The problem: Take the lines from the head of the listing through the one bearing "import * as" and copy them exactly, leaving every picture out.

Dataset extract:

______________________________

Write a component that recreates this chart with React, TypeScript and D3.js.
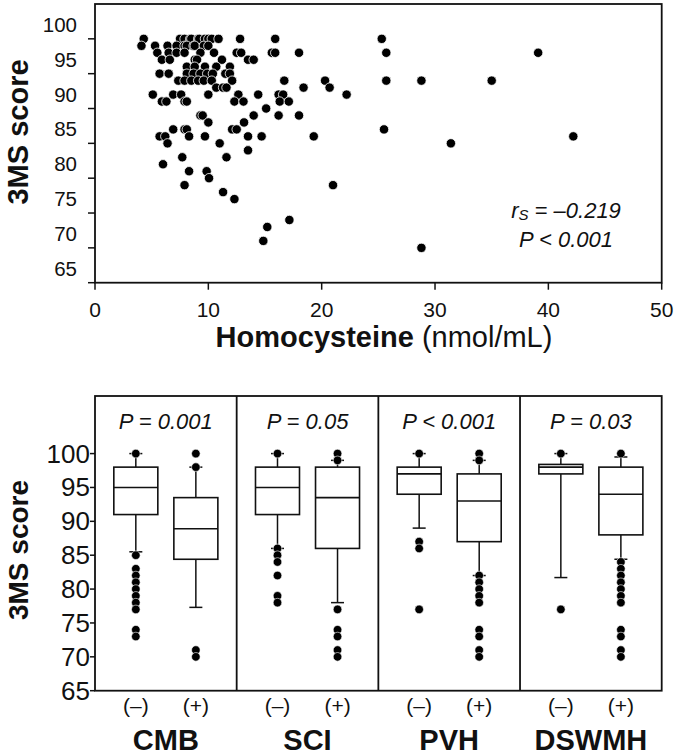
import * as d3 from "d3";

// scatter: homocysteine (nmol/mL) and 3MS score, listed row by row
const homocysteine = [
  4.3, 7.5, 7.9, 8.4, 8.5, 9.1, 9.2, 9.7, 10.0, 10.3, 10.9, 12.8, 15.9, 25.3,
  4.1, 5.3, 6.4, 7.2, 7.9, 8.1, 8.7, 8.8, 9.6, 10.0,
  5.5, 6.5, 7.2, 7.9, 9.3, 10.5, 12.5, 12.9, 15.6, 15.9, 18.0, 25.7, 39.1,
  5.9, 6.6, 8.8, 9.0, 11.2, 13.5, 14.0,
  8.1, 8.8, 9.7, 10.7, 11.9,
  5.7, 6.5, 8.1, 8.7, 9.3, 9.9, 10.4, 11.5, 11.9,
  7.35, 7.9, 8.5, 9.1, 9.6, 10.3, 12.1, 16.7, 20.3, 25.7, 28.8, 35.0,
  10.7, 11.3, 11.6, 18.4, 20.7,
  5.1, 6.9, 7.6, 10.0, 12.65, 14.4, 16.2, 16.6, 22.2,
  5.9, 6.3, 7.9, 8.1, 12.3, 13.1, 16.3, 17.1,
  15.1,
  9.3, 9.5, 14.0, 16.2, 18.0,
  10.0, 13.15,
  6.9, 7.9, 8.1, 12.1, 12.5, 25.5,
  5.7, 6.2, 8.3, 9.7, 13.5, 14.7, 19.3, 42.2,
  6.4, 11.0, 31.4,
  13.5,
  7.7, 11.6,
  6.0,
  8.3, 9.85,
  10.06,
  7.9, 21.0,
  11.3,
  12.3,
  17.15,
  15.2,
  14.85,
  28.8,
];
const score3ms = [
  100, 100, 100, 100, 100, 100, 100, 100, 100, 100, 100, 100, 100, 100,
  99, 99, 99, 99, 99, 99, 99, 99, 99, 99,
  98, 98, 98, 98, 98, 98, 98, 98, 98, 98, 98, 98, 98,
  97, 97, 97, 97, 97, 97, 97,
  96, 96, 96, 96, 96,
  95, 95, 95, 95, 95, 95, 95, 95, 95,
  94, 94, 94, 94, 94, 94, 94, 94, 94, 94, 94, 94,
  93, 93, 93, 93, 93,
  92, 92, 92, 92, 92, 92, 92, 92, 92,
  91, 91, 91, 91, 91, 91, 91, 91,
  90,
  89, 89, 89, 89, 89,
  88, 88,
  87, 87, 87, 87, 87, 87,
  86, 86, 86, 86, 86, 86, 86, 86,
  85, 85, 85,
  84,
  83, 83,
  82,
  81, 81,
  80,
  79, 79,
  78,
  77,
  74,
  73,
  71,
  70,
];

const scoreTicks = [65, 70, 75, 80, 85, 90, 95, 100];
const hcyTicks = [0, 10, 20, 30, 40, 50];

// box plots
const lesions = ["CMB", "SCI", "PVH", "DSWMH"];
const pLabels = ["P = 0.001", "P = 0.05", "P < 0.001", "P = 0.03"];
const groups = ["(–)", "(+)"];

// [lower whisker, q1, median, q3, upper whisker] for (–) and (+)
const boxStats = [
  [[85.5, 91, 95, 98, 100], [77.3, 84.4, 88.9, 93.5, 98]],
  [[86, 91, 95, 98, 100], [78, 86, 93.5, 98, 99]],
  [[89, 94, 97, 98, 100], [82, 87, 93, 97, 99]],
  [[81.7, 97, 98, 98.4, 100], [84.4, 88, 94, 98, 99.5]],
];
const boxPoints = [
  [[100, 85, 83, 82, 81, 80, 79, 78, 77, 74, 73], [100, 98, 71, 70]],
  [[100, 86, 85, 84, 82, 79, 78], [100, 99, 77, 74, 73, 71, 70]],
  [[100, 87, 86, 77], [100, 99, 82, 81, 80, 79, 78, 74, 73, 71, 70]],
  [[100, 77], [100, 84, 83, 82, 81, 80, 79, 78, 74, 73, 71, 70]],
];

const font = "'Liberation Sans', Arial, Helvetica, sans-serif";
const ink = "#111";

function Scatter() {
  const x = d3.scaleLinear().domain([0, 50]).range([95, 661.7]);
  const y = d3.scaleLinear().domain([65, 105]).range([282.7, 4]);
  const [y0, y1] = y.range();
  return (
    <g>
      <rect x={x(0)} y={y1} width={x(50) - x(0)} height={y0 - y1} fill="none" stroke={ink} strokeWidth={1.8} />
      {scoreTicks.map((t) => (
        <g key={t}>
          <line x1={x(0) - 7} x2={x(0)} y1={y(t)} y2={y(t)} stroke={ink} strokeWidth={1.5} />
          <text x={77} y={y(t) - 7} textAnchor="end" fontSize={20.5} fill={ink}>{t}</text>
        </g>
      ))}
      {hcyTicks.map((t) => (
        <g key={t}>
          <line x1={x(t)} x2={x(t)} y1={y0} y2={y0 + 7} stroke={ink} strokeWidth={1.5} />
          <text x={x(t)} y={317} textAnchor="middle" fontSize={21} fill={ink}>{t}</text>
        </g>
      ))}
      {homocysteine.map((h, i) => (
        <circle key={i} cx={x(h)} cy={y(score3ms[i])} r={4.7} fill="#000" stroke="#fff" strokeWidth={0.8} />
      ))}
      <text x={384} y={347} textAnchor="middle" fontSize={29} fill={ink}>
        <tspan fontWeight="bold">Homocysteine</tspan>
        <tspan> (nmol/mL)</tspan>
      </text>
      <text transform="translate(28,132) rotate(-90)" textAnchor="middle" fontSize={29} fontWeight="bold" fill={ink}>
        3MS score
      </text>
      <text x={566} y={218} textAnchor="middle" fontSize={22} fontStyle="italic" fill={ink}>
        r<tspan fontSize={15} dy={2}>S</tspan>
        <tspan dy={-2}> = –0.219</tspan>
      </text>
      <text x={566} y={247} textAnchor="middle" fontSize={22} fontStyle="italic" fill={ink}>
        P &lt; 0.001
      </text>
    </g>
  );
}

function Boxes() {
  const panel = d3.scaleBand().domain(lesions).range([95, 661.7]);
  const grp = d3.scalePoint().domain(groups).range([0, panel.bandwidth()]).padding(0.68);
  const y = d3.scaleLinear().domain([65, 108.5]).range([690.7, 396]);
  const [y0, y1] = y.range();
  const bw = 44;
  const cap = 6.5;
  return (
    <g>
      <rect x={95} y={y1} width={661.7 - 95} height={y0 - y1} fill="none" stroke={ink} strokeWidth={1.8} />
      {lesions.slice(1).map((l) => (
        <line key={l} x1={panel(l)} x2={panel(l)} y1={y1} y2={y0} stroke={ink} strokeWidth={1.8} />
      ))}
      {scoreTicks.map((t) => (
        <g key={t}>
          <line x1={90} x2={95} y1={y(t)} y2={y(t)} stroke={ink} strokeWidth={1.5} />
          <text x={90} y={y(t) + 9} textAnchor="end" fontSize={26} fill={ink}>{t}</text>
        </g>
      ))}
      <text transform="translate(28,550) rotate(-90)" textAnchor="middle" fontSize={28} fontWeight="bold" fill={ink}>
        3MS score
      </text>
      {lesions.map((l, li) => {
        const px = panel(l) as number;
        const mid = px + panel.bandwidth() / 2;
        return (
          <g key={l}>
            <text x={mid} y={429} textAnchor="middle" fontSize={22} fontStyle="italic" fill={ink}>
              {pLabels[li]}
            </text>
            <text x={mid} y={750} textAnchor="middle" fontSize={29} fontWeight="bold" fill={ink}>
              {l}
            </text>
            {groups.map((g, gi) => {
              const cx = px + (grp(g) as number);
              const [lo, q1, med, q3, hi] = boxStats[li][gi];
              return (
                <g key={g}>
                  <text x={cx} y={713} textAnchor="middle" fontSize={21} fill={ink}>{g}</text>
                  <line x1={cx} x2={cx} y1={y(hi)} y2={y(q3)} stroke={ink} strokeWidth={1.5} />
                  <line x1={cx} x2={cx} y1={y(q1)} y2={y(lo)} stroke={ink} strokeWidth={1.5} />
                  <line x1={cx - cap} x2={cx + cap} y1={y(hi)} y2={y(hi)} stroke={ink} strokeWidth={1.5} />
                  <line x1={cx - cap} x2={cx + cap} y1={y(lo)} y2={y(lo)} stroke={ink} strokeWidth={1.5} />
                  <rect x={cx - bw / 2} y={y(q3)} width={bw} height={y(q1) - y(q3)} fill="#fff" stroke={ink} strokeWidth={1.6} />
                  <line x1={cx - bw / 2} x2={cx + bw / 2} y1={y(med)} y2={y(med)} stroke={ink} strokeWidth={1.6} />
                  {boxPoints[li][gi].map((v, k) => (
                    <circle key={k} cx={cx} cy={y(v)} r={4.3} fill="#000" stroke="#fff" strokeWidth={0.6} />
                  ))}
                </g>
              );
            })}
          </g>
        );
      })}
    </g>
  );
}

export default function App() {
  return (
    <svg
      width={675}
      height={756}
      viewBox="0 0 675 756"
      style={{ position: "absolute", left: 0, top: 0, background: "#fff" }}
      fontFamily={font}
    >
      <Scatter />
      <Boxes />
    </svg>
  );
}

______________________________

In response:
Write a component that recreates this chart with React, TypeScript and D3.js.
import * as d3 from "d3";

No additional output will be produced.